Ex-diretor do fisco diz que cenário de falha informática é "plausível"
O antigo diretor-geral da Autoridade Tributária, José Azevedo Pereira, admitiu hoje que o não tratamento pelo fisco de 20 declarações enviadas por entidades financeiras sobre transferências para paraísos fiscais ter-se-à devido a uma falha informática, que terá feito com que os dados dessas declarações não tenham sido transmitidos na íntegra. Ou seja, a informação entrou no sistema, mas não passou depois para um segundo nível, aquele que é trabalhado pela AT em termos de ações inspetivas.
Azevedo Pereira, que está a ser ouvido na comissão parlamentar de Orçamento e Finanças, dirigiu o fisco entre setembro de 2007 e julho de 2014. O antigo responsável diz que é preciso esperar pelo relatório da Inspeção Geral de Finanças para perceber ao certo o que aconteceu, mas admite como "plausível" o cenário de uma falha informática. "O sistema da Autoridade Tributária é provavelmente o mais complexo do país", afirmou, explicando assim a questão em termos técnicos: "A informação chega a um primeiro armazém, onde não está preparada para ser trabalhada, depois é transferida para um segundo armazém, para o sistema central" de dados da Autoridade Tributária - e é nesta fase que é alvo da atenção do fisco.
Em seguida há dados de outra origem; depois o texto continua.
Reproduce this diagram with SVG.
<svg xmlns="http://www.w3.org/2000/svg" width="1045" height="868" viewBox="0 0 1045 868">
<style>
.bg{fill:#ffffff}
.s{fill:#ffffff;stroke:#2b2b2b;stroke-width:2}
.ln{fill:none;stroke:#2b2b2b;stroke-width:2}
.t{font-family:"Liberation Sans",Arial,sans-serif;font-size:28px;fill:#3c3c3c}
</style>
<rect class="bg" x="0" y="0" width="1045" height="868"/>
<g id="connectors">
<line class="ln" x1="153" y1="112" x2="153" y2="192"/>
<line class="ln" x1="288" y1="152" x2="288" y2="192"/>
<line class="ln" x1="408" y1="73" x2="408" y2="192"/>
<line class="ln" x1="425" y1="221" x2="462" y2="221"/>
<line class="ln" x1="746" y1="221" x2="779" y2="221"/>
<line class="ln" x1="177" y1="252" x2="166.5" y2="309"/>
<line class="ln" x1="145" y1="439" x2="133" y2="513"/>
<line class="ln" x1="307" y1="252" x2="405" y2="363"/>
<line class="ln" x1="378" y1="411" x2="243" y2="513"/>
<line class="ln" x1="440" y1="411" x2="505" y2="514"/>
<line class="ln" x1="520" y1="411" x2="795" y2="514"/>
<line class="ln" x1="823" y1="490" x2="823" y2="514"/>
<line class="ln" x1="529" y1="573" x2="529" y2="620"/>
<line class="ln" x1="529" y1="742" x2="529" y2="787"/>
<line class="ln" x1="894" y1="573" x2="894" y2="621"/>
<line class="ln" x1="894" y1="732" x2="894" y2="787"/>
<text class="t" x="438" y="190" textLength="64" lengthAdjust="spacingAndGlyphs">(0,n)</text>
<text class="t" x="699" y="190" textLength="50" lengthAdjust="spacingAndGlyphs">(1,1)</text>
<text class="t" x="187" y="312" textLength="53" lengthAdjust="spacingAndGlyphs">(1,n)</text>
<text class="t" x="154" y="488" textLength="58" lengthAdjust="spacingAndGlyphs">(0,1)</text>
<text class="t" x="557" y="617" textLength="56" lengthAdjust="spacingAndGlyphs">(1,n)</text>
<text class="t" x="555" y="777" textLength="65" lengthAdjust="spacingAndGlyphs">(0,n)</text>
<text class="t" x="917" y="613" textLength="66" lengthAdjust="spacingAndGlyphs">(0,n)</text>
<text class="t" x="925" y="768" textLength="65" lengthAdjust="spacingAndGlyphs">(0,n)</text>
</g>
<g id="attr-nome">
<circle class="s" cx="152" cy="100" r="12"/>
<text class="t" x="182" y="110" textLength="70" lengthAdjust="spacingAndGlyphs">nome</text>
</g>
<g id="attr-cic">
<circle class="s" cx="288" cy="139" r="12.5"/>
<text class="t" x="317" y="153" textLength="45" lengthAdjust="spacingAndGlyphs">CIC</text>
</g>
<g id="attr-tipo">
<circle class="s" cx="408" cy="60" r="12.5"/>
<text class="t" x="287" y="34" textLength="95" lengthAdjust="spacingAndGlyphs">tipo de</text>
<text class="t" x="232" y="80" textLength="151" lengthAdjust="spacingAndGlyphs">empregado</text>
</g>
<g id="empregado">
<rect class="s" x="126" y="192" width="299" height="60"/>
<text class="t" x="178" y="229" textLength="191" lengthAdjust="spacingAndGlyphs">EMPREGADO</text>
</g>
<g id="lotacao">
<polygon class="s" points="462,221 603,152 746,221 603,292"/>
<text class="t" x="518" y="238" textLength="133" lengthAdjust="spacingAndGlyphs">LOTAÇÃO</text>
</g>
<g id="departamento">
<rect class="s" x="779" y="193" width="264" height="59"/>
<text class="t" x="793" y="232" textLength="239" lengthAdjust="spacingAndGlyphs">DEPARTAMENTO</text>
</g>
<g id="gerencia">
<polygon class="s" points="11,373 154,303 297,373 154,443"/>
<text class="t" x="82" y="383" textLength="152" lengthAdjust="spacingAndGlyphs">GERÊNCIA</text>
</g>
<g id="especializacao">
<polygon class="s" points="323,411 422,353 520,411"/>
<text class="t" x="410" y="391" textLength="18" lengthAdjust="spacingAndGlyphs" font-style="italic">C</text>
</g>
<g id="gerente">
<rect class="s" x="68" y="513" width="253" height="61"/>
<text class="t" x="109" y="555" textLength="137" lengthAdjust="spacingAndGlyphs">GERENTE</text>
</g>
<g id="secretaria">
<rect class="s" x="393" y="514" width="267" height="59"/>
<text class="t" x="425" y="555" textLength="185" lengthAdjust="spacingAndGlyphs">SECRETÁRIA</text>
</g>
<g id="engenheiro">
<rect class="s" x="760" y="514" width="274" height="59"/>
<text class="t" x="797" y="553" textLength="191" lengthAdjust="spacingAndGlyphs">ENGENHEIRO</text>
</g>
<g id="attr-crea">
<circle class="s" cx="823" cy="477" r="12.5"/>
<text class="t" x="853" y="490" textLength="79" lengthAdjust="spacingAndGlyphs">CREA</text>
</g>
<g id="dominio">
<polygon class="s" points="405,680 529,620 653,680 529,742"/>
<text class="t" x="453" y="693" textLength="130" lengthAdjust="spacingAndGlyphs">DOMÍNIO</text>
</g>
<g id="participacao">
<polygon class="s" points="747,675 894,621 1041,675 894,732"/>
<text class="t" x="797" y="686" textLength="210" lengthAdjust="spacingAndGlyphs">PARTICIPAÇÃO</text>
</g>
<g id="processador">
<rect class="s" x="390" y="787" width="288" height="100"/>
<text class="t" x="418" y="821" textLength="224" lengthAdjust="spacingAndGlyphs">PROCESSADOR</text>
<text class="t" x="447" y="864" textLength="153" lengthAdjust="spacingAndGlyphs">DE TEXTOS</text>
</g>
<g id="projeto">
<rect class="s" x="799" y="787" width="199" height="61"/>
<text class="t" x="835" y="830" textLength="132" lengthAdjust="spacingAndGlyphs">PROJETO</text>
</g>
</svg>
Um exemplo do que pode ter corrido mal nessa transferência de dados: "a máquina tem 1000 linhas para transferir, transfere 450, chega aos fim das 450 e diz que a operação foi concluída com sucesso". Segundo este responsável, pelo menos durante o tempo em que esteve à frente da AT não haveria um mecanismo informático que permitisse perceber que ficou informação pelo caminho.
Azevedo Pereira tem sublinhado repetidamente que apenas uma das 20 declarações em causa deu entrada no período em que dirigiu o fisco. E garante que "os dados que chegaram em condições de serem tratados foram tratados".
Três pedidos formais a Núncio
Na audição que decorre no parlamento, Azevedo Pereira disse que teve "três contactos formais" com o ex-secretário de Estado Paulo Núncio, propondo a divulgação da informação relativa a transferências financeiras para paraísos fiscais, não tendo obtido nenhuma resposta afirmativa.
"A Autoridade Tributária preparou a informação nos termos que tinham sido determinados [pelo anterior secretário de Estado, Sérgio Vasques] e propôs a publicação ao secretário de Estado Paulo Núncio", que começou por solicitar uma "alteração na estrutura da informação, por forma a isolar a informação relativa à [zona franca da] Madeira". A informação voltou depois a ser submetida a Paulo Núncio, já com as mudanças exigidas, que não a "despachou durante algum tempo". O próprio Azevedo Pereira precisou: "Esta primeira informação não voltou no meu tempo, não me foi devolvida".
"No ano seguinte [2012] voltámos a submeter informação com teor idêntico. Foi submetida em novembro de 2012" e devolvida pela tutela em "meados de junho de 2014" com o despacho de "visto". Azevedo Pereira diz que "ficou claro que este tipo de informação não era uma informação que se devesse publicar".
Azevedo Pereira diz que nunca recebeu nem deu indicações para abrandar ou suspender o controlo sobre as transferências para off shores. Nem para que houvesse qualquer tipo de seleção ou exclusão: "Não recebi nenhuma instrução por parte de membros do governo que pudesse levar à exclusão de um contribuinte ou de um grupo de contribuintes dessa análise". Aliás, se "houvesse uma tentativa de seleção ou exclusão de algum contribuinte isso tornar-se-ia visível".